Sementara hutang ke pihak ketiga (rekanan) yang belum terbayarkan sekitar Rp 27 miliar.

Masih belum dilunasinya pembayaran gaji guru SMA dari Pempus ke Pemprov sebesar Rp 70 miliar, turut mengganggu anggaran Pemprov. “Jumlah total Rp 170 miliar, tapi pusat baru kasih Rp 100 miliar, berarti kita minus Rp 70 miliar,” ujarnya.

Berikut dana bagi hasil tidak mencapai target, tidek diperolehnya deviden Bank Maluku.

Masalah keuangan kembali dating di tahun 2018. Pengelolaan anggaran meleset setelah Pempus mewajibkan daerah membayar gaji 13 dan 14 PNS. “Gaji rutin setiap bulan yang kita bayar untuk 5000-an PNS pemprov Rp 40 miliar lebih,” ujarnya.

Terbitnya Peraturan Presiden memerintahkan daerah membayar gaji 13 dan 14 PNS. “Berarti kita harus membayar Rp 90 miliar untuk gaji 13 dan 14 PNS,” sebutnya.

Gaji 13 dan 14 PNS diambil dari DAU. “Sementara pusat tidak menambah DAU untuk pembayaran gaji 13 dan 14. Ini menambah anggaran keuangan daerah,” jelasnya.

Sementara rasionalisasi di tiap OPD terpaksa dilakukan karena kondisi keuangan daerah. Hutang 2017 dibayarkan 2018. “Itu berarti kita harus memasukkan anggaran itu dalam APBD tahun 2018, jumlahnya sekitar Rp 147,6 miliar. Untuk itu kita harus potong anggaran masing-masing OPD untuk mendapatkan Rp 147, 6 miliar,” ujarnya.

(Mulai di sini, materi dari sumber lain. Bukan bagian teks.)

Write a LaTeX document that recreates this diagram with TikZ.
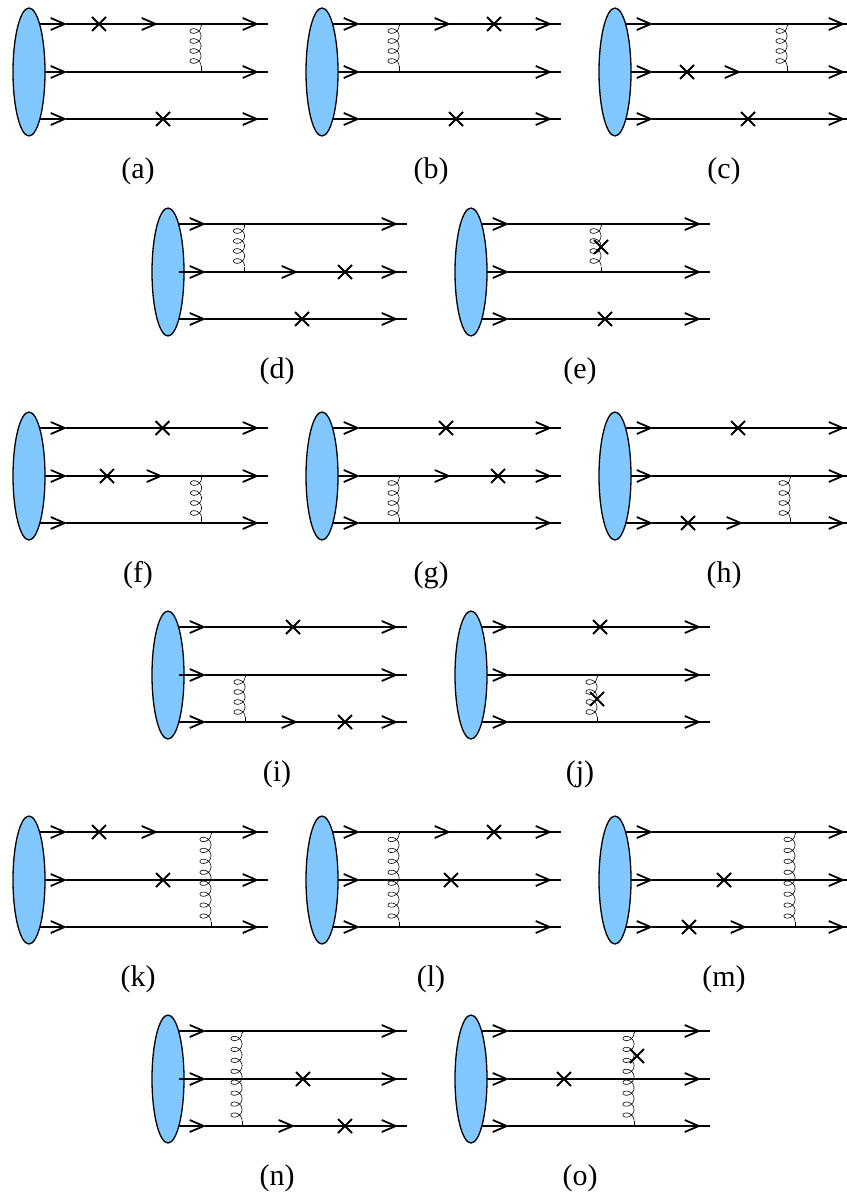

Karena minim anggaran, untuk proyek-proyek yang sudah jalan akan diadendum. “Misalnya tahun ini proyek jalan seharusnya 10 kilometer, kita hanya kerjakan 6 kilometer. Sisanya 4 kilometer dikerjakan tahun depan dengan anggaran baru,” kata Rumbia. (KT)

Komentar

Loading...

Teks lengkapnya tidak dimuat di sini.